L’article de la main de  Julieanne Klein offre une autre vision historique de la musique électroacoustique. Un survol de l’histoire de l’électronique en temps réel et des logiciels interactifs est suivi de la brève description d’une poignée d’œuvres pour voix et électronique en temps réel ainsi que des compositeurs s’étant consacrés à ce mode d’expression. Cet article est d’un grand intérêt, non seulement pour les professeurs et les étudiants, mais aussi pour les vocalistes intéressés par l’électronique en temps réel.

Comptes rendus, nouvelle chronique

Justin Yang était à Belfast pour le ICMC 2008 et nous en parle. Peter Castine propose un compte rendu du SMC08 de Berlin et l’auteur de ces lignes un reportage photographique du Inventionen / SMC08.

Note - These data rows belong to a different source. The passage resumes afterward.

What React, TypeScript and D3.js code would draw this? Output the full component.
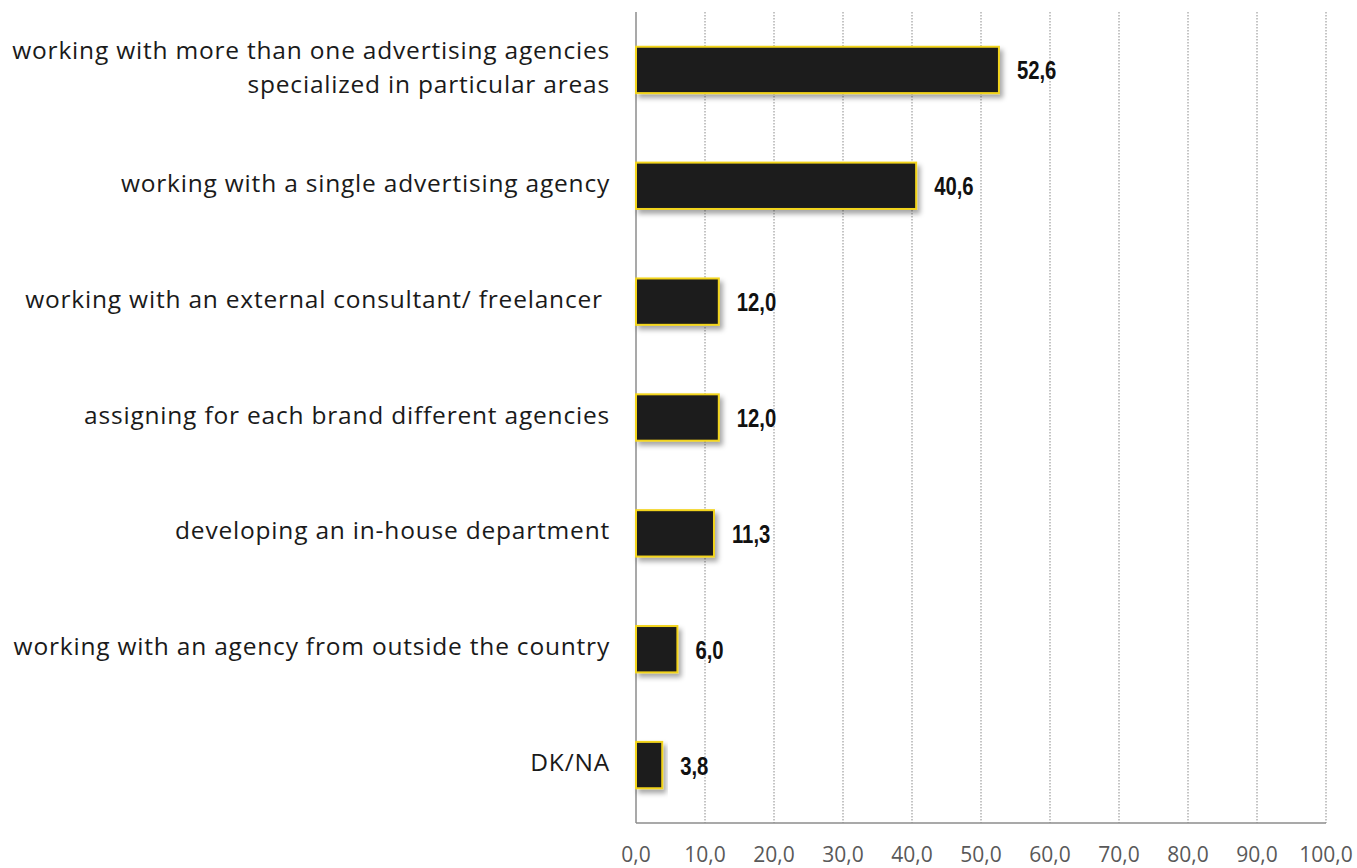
import React from "react";
import * as d3 from "d3";

const categories: string[][] = [
  ["working with more than one advertising agencies", "specialized in particular areas"],
  ["working with a single advertising agency"],
  ["working with an external consultant/ freelancer "],
  ["assigning for each brand different agencies"],
  ["developing an in-house department"],
  ["working with an agency from outside the country"],
  ["DK/NA"],
];
const values: number[] = [52.6, 40.6, 12.0, 12.0, 11.3, 6.0, 3.8];
const tickValues: number[] = [0, 10, 20, 30, 40, 50, 60, 70, 80, 90, 100];

const W = 1357;
const H = 868;
const left = 636;
const right = 1326;
const top = 12;
const bottom = 823;

const fmt = (v: number) => v.toFixed(1).replace(".", ",");

export default function App() {
  const x = d3.scaleLinear().domain([0, 100]).range([left, right]);
  const y = d3
    .scaleBand<number>()
    .domain(d3.range(values.length))
    .range([top, bottom])
    .paddingInner(0.6)
    .paddingOuter(0.3);

  return (
    <svg
      width={W}
      height={H}
      style={{ position: "absolute", left: 0, top: 0, background: "#fff" }}
    >
      <defs>
        <filter id="barShadow" x="-10%" y="-30%" width="130%" height="180%">
          <feDropShadow dx="3" dy="4" stdDeviation="2.5" floodColor="#000" floodOpacity="0.35" />
        </filter>
      </defs>
      {tickValues.slice(1).map((t) => (
        <line
          key={"g" + t}
          x1={x(t)}
          x2={x(t)}
          y1={top}
          y2={bottom}
          stroke="#8a8a8a"
          strokeWidth={1}
          strokeDasharray="1.5,1.5"
        />
      ))}
      <line x1={left} x2={right} y1={bottom} y2={bottom} stroke="#8c8c8c" strokeWidth={1.5} />
      <line x1={left} x2={left} y1={top} y2={bottom} stroke="#8c8c8c" strokeWidth={1.5} />
      {tickValues.map((t) => (
        <text
          key={"t" + t}
          x={x(t)}
          y={862}
          textAnchor="middle"
          fontFamily="'Open Sans', sans-serif"
          fontSize={21}
          fill="#595959"
        >
          {fmt(t)}
        </text>
      ))}
      {values.map((v, i) => {
        const by = y(i)!;
        const bh = y.bandwidth();
        const cy = by + bh / 2;
        const lines = categories[i];
        const lh = 34;
        return (
          <g key={"b" + i}>
            <rect
              x={x(0)}
              y={by}
              width={x(v) - x(0)}
              height={bh}
              fill="#1c1a1f"
              stroke="#f2d41c"
              strokeWidth={2}
              filter="url(#barShadow)"
            />
            <text
              transform={`translate(${x(v) + 18},${cy + 9.5}) scale(0.78,1)`}
              fontFamily="'Liberation Sans', Arial, sans-serif"
              fontWeight="bold"
              fontSize={26}
              fill="#111"
            >
              {fmt(v)}
            </text>
            {lines.map((s, k) => (
              <text
                key={k}
                x={610}
                y={cy + 6 + (k - (lines.length - 1) / 2) * lh}
                textAnchor="end"
                fontFamily="'Open Sans', sans-serif"
                fontSize={24.5}
                letterSpacing={0.8}
                fill="#1a1a1a"
                style={{ whiteSpace: "pre" }}
              >
                {s}
              </text>
            ))}
          </g>
        );
      })}
    </svg>
  );
}
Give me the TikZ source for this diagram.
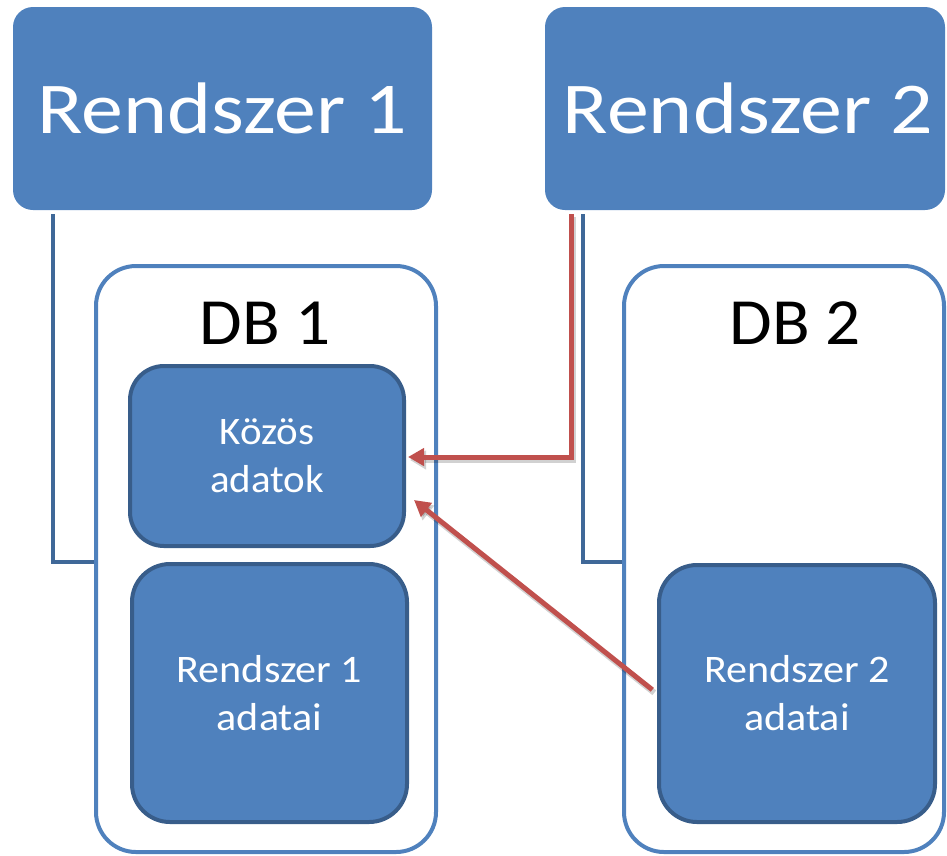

Eldad Tsabary avait à l’origine conçu cet outil pédagogique pour ses étudiants, mais il nous l’offre maintenant sous la forme d’une nouvelle chronique, « Rediscovered Treasures ». L’occasion de réentendre des « classiques » — et des œuvres moins connues — avec une perspective parfois renouvelée… et parfois tout simplement nostalgique.

Et pour finir quelques mots en hommage à Michel Waisvisz, le créateur de The Hands récemment disparu.

En conclusion

Bien qu’un certain nombre de similarités aient été établies entre les pratiques de l’électronique en temps réel, de l’improvisation et de l’interactivité, il semble qu’on ne soit pas à l’aube du jour où on sera en mesure de formuler, dans le contexte électroacoustique, des distinctions fondamentales et opératoires entre elles. Les auteurs de cet eContact! 10.4 auront néanmoins contribué au débat, stimulé la réflexion et apporté des clarifications, peut-être pas tant au niveau de l’identité fondamentale de chacune de ces pratiques, que dans l’ensemble des problématiques que pose leur cohabitation dans l’univers électroacoustique.

Nous vous souhaitons bonne lecture.

jef chippewa, 29 September 2008. Traduit par Dominique Bassal.